There is a quiet kind of heartbreak that doesn’t come from betrayal alone.
Sometimes it comes from loving someone with full commitment while the relationship itself never fully commits back.
Many people know what it feels like to give “husband” or “wife” energy long before there is a husband or wife title attached. They show up consistently. They answer the phone. They make time. They listen, support, protect, encourage, and invest emotionally as if the relationship were already permanent. Not because they are naïve, but because loving deeply is simply who they are.
The confusion begins when that same level of presence is not returned.
Messages go unanswered for hours or days, not because the person is busy, but because the relationship is not a priority at that moment. Plans become flexible, until there are no better options. Emotional closeness sometimes triggers distance instead of connection. Honest questions are occasionally met with defensiveness instead of reassurance. And over time, the person who is giving the most begins to quietly wonder whether their devotion is being valued or merely relied upon.
What makes this dynamic especially painful is not always the inconsistency itself. It is what happens afterward.
When the relationship finally strains under the weight of imbalance, the person who stayed, supported, and showed loyalty often finds themselves feeling like the one who somehow did something wrong, simply because they cared deeply enough to speak up about the distance they felt.

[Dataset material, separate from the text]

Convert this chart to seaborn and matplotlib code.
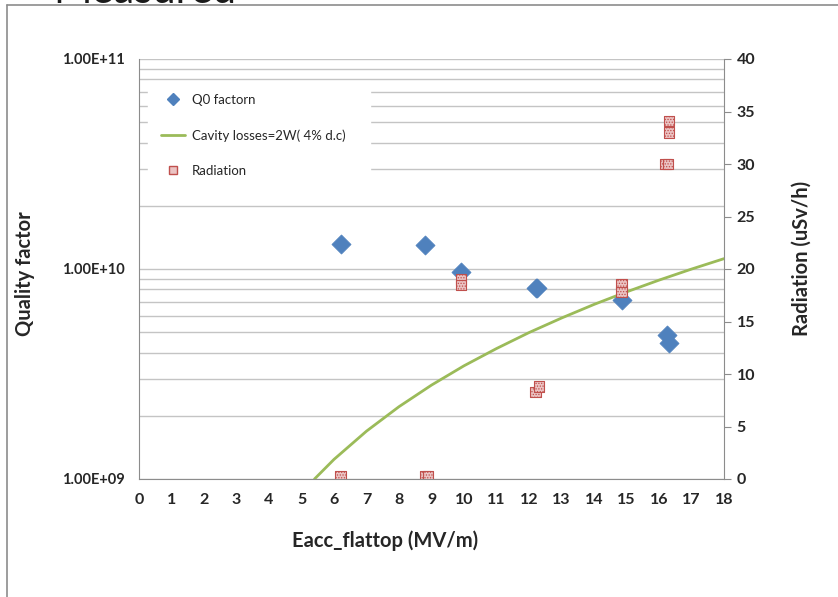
import matplotlib
matplotlib.use("Agg")
import matplotlib.pyplot as plt
from matplotlib.lines import Line2D
from matplotlib.ticker import FixedLocator, LogLocator, NullFormatter, MultipleLocator
import seaborn as sns

# values
q0_eacc = [6.2, 8.8, 9.9, 12.2, 12.25, 14.85, 16.25, 16.3]
q0_value = [1.32e10, 1.30e10, 9.7e9, 8.1e9, 8.1e9, 7.1e9, 4.85e9, 4.45e9]

cavity_eacc = [5.4, 6, 7, 8, 9, 10, 11, 12, 13, 14, 15, 16, 17, 18]
cavity_q = [1.0e9, 1.24e9, 1.69e9, 2.21e9, 2.80e9, 3.46e9, 4.18e9, 4.98e9,
            5.84e9, 6.78e9, 7.78e9, 8.85e9, 9.99e9, 1.12e10]

rad_eacc = [6.2, 8.8, 8.9, 9.9, 9.9, 12.2, 12.3, 14.85, 14.85, 16.2, 16.28, 16.3, 16.3]
rad_value = [0.3, 0.3, 0.3, 19.0, 18.5, 8.3, 8.8, 18.6, 17.8, 30.0, 30.0, 33.0, 34.1]

x_ticks = list(range(0, 19))
left_ticks = [1e9, 1e10, 1e11]
left_labels = ["1.00E+09", "1.00E+10", "1.00E+11"]
right_ticks = list(range(0, 41, 5))

legend_labels = ["Q0 factorn", "Cavity losses=2W( 4% d.c)", "Radiation"]

blue = "#4F81BD"
green = "#9BBB59"
red_edge = "#C0504D"
red_face = "#EBC3C3"
gray = "#8C8C8C"
grid_gray = "#C4C4C4"

sns.set_style("white")
plt.rcParams["font.family"] = ["Lato", "DejaVu Sans"]
plt.rcParams["hatch.color"] = "#D08080"
plt.rcParams["hatch.linewidth"] = 0.6

fig = plt.figure(figsize=(8.38, 5.97), dpi=100)
ax = fig.add_axes([139 / 838, 1 - 479 / 597, 585 / 838, 420 / 597])
ax2 = ax.twinx()

# left axis: quality factor (log)
sns.lineplot(x=cavity_eacc, y=cavity_q, ax=ax, color=green, lw=2, legend=False, zorder=3)
sns.scatterplot(x=q0_eacc, y=q0_value, ax=ax, marker="D", s=95, color=blue,
                edgecolor=blue, linewidth=0.5, legend=False, zorder=4)
ax.set_yscale("log")
ax.set_ylim(1e9, 1e11)
ax.set_xlim(0, 18)
ax.yaxis.set_major_locator(FixedLocator(left_ticks))
ax.set_yticklabels(left_labels, fontweight="bold", fontsize=10.5)
ax.yaxis.set_minor_locator(LogLocator(base=10, subs=range(2, 10)))
ax.yaxis.set_minor_formatter(NullFormatter())
ax.grid(False)
ax.grid(which="both", axis="y", color=grid_gray, lw=1)
ax.tick_params(axis="y", which="both", length=0, pad=10)

ax.set_xticks(x_ticks)
ax.set_xticklabels([str(t) for t in x_ticks], fontweight="bold", fontsize=11.5)
ax.xaxis.set_minor_locator(MultipleLocator(0.5))
ax.tick_params(axis="x", which="both", direction="in", length=4, color=gray, pad=10)

for side in ["top", "right"]:
    ax.spines[side].set_visible(False)
for side in ["left", "bottom"]:
    ax.spines[side].set_color(gray)

ax.set_xlabel("Eacc_flattop (MV/m)", fontsize=14.5, fontweight="bold")
ax.xaxis.set_label_coords(0.42, -0.122)
ax.set_ylabel("Quality factor", fontsize=14.5, fontweight="bold")
ax.yaxis.set_label_coords(-0.178, 0.49)

# right axis: radiation
sns.scatterplot(x=rad_eacc, y=rad_value, ax=ax2, marker="s", s=55, color=red_face,
                edgecolor=red_edge, linewidth=0.8, hatch="......", legend=False, zorder=5)
ax2.set_ylim(0, 40)
ax2.set_yticks(right_ticks)
ax2.set_yticklabels([str(t) for t in right_ticks], fontweight="bold", fontsize=11.5)
ax2.tick_params(axis="y", direction="out", length=5, color=gray, pad=4)
for side in ["top", "left", "bottom"]:
    ax2.spines[side].set_visible(False)
ax2.spines["right"].set_color(gray)
ax2.set_ylabel("Radiation (uSv/h)", fontsize=14.5, fontweight="bold")
ax2.yaxis.set_label_coords(1.116, 0.526)

handles = [
    Line2D([], [], marker="D", ls="", color=blue, markersize=6.5),
    Line2D([], [], color=green, lw=2),
    Line2D([], [], marker="s", ls="", markerfacecolor=red_face,
           markeredgecolor=red_edge, markersize=6),
]
leg = ax2.legend(handles, legend_labels, loc="upper left",
                 bbox_to_anchor=(0.015, 0.948, 0.38, 0.0), mode="expand",
                 frameon=True, fancybox=False, facecolor="white", edgecolor="white",
                 framealpha=1, fontsize=9.5, labelspacing=1.75, handlelength=1.8,
                 handletextpad=0.55, borderpad=1.0, borderaxespad=0)
leg.set_zorder(10)

# slide frame and cut-off heading
fig.add_artist(Line2D([7 / 838, 1], [1 - 5 / 597, 1 - 5 / 597], color=gray, lw=1.2))
fig.add_artist(Line2D([7 / 838, 7 / 838], [0, 1 - 5 / 597], color=gray, lw=1.2))
fig.text(53 / 838, 1 - 3 / 597, "Measured", fontsize=30, va="baseline", color="#1a1a1a")

fig.savefig("out.png", dpi=100)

Meanwhile, the person who struggled to offer consistency may begin to see themselves as the victim of pressure, expectations, or timing, even if those expectations were nothing more than asking for the same level of presence that was freely being given.
Most of the time, neither person is intentionally trying to cause harm. One person loves by leaning in; the other protects themselves by pulling back. One expresses closeness through consistency; the other expresses care in moments rather than patterns. But when those two approaches collide, the result can leave one heart feeling profoundly unseen.

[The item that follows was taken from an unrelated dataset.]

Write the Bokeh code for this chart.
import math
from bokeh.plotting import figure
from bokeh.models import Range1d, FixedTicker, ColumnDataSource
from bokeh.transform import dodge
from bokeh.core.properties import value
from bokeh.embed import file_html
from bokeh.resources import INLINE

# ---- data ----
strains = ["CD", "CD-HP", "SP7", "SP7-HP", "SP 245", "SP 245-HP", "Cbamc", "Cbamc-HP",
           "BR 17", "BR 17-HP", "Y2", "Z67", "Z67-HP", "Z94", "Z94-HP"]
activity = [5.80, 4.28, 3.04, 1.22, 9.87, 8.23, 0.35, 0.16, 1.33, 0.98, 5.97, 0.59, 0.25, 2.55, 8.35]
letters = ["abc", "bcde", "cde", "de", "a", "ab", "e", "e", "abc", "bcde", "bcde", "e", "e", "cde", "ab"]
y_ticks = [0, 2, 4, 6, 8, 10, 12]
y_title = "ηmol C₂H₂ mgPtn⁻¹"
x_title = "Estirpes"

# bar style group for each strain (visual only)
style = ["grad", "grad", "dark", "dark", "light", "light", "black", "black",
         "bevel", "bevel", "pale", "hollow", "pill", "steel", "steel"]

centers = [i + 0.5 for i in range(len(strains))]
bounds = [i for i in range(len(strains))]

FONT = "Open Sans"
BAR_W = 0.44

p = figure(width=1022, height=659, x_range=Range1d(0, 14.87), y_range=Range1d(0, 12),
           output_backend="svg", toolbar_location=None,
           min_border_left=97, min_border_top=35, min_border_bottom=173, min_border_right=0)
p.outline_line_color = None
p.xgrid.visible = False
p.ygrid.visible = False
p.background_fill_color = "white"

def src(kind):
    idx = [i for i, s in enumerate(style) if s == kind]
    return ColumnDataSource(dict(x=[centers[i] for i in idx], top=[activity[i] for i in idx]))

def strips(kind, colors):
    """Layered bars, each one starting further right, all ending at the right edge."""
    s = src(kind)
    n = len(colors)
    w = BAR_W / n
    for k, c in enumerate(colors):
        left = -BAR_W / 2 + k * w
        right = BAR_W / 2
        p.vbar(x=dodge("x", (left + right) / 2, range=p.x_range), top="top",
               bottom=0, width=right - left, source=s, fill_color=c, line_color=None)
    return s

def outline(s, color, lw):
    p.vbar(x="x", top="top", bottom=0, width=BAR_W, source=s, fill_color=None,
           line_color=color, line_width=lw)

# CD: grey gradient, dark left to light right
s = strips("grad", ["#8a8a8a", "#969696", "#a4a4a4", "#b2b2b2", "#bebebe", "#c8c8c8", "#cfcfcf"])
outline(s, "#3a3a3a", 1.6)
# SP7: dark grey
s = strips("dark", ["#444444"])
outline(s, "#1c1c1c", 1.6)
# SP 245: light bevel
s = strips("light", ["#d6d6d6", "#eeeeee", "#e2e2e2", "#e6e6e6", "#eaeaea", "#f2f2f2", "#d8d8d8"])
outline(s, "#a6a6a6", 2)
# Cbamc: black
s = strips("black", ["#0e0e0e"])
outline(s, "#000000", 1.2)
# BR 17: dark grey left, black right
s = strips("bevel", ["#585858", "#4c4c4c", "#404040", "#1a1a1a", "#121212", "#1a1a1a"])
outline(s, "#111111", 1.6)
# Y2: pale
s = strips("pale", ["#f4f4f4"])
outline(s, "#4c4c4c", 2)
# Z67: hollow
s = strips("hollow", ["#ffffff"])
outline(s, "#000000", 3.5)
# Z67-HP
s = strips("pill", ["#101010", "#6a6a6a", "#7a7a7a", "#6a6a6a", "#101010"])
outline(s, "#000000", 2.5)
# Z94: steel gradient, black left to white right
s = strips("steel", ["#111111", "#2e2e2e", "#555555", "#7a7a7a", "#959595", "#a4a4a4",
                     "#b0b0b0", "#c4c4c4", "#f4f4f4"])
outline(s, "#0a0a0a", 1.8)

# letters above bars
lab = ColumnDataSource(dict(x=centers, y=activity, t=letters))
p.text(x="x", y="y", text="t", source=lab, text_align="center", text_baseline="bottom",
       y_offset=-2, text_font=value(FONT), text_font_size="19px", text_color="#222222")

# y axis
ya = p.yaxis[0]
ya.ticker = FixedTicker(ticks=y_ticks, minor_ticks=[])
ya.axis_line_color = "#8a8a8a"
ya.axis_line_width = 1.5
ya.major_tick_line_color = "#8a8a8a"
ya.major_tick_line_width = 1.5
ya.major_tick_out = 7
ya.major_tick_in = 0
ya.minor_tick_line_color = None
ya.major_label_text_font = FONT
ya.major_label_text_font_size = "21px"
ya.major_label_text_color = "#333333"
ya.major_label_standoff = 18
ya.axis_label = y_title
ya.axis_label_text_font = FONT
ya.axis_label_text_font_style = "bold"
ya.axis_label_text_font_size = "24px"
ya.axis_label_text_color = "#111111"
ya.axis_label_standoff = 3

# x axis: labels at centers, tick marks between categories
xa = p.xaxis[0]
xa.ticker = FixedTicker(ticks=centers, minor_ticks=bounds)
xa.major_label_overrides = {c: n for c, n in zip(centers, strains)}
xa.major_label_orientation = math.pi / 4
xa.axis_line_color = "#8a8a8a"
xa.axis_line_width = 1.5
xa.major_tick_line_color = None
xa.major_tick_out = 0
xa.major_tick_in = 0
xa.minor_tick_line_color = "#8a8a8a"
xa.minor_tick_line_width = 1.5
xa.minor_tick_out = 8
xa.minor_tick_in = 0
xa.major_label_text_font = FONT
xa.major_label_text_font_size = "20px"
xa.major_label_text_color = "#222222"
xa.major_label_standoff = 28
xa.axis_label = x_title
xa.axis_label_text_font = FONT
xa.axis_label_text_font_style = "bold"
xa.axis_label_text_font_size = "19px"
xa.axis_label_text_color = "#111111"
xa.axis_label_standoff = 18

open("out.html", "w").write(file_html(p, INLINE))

Loving someone deeply is never the mistake. Loyalty is not the flaw. Showing up is not weakness.
The real lesson is learning that commitment cannot live comfortably where consistency is optional.
Sometimes the hardest realization is not that someone didn’t care at all, it is realizing they cared in a way that never matched the level of investment being given to them. And when that gap exists long enough, even genuine affection can begin to feel like quiet abandonment.

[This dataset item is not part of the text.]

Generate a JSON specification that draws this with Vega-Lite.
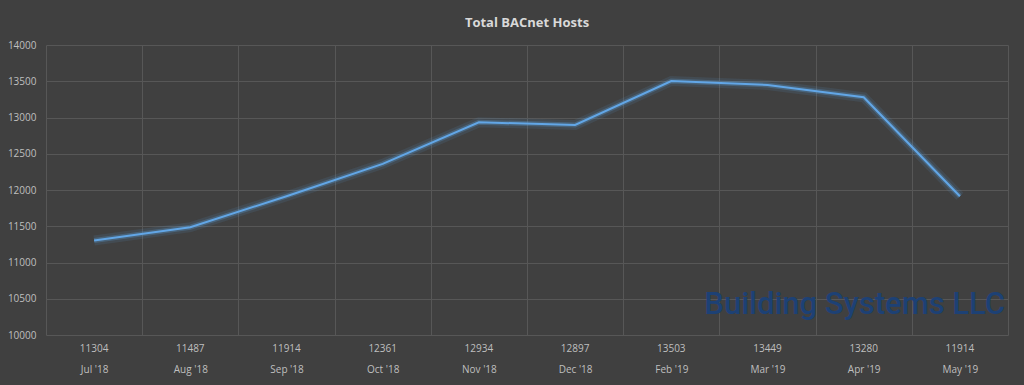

If you have ever found yourself loving someone with everything you had while wondering why you still felt alone in the relationship, you are not the only one. Many strong, loyal people have stood in that same place, learning the difficult but necessary truth that love should not have to beg for stability in order to survive.
And perhaps the most important part of that lesson is this: The right relationship will never make consistency feel like pressure, honesty feel like conflict, or commitment feel like something one person must carry alone.